The last few decades have seen a confusion more glaring and egregious than any previously seen. The movement curiously and increasingly became associated, even identified with, ideologues whose central ideas had but a tenuous connection with conservatism as usually understood. In fact, these ideologues bore a closer resemblance to the eighteenth century French Jacobins. The Jacobins were the intellectual and political leaders of the French Revolution. Rejecting historically derived beliefs and practices, they wanted to remake society according to allegedly universal, ahistorical principles, which they summed up in the slogan “freedom, equality and brotherhood.” They saw France as called to liberate mankind. The new Jacobins similarly have a disdain for historically formed societies and want to reconstruct them according to ahistorical and allegedly universal principles. These are summarized as “freedom” or “democracy.” America, the new Jacobins assert, is unique in that it was founded on those principles rather than on tradition. America has the historical mission of spreading them around the world, giving other peoples the kind of fresh start that was provided by “the American Founding.” It is paradoxical, to say the least, that a movement calling itself conservative would come under the influence of such beliefs and that people attracted to the new Jacobinism would be called neoconservatives. Even more surprising, advocates of neo-Jacobin ideology would eventually be allowed to decree who was and who was not a real conservative. They could do so by virtue of achieving strong position in the foundations, media, think tanks, and universities but mainly because of the intellectually frayed condition of the conservative movement. Had the latter been philosophically and historically better grounded, it would have recognized who the new Jacobins were and countered their attempt to divert and transform the movement. Conservatives would have known that modern Western conservatism originated as a reaction against the old Jacobinism.
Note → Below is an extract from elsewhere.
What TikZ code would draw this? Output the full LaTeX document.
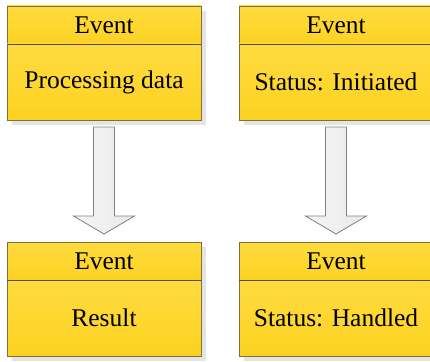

The upshot of these comments is obviously not that greater philosophical depth and stringency would have produced uniformity. Any intellectually vibrant movement will exhibit diversity and tension. The point is that philosophical maturity would have reduced the element of confusion, ideological simplification and outright error and raised the general level of discussion.
There is a seemingly arcane but central philosophical issue whose inadequate treatment by American conservative intellectuals illustrates particularly well how a deficiency in thought can have far-reaching practical consequences. The issue concerns the very definition of conservatism. Oddly, the American intellectual movement that claimed the label never evolved more than a rather vague idea of the sense in which it was conservative. In response to the question “what is conservatism?,” a typical representative of the movement would most likely recite a set of principles, such as belief in limited government, a free economy and a strong defense. But if principles of this type define conservatism, why call it “conservatism”? All belief systems have principles of some kind. Jacobins of various types hold to principles with special tenacity, indeed, do so even in the face of reality that refuses to conform to their plans. The term “conservative” suggests something distinctive—a desire to conserve. But of what precisely is conservatism conservative? Of tradition, many say. Leo Strauss and his followers have rejected this view as “historicist,” as endorsing whatever history has thrown up, which they regard as morally relativistic or nihilistic. Traditionalists have pleaded innocent to the charge, saying that while they believe in respecting tradition, they also believe in universal principles of some sort. But if there are principles to guide us, why pay any heed to history? Why be a conservative?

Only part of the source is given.